I'm setting up a test lab situation where multiple computers will have the same IP addresses, so they need vlan separation. For example, a group of virtual machines will have IPs 192.168.1.200, 192.168.1.201, etc. And another group of virtual machines will also have the same IPs.
I want to provide NAT mappings to each of the virtual machines so that each of them can be publicly accessible. I'm using Ubuntu 11.04 with iptables.
Note: I'm normally a Windows admin, but Linux was the better solution here.
So basically I want the iptables NAT mapping to point to a specific interface and allow multiple duplicate IPs to co-exist.
Is this possible with a single Ubuntu device? I'm using virtual networking fabric so I don't have a physical network device in-between all of these.
Here's a diagram to represent it:
My NAT rules may be something like this:
iptables -t nat -I PREROUTING -d 72.73.74.75 -j DNAT --to-destination 192.168.1.200 -o eth1.5
iptables -t nat -I POSTROUTING -s 192.168.1.200 -j SNAT --to-source 72.73.74.75 -i eth1.5
It's the -i and -o that seem to only work with the public NIC so that's the part that I couldn't quite get working. For example, using -i in the POSTROUTING (SNAT) gives this error: Can't use -i with POSTROUTING. -o does the same with DNAT.

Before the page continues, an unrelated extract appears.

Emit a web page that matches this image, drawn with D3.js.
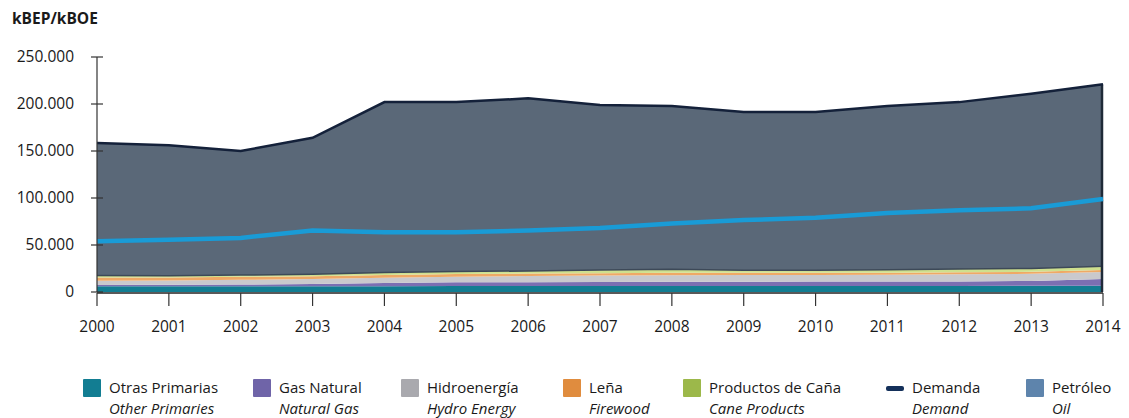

Any suggestions on which way to go to achieve this?
You need to use a second NAT to get around your problem---create a 4th VM with distinct IPs on either VLAN and have it do a second layer of NAT to hit the actual hosts on the 4th VM's VLAN. You could also create those 4th VMs on the Ubuntu SPF, of course.
I do have to ask the question, however: why do you want to do this---could you just have two Ubuntu boxes, one on 5, one on 6?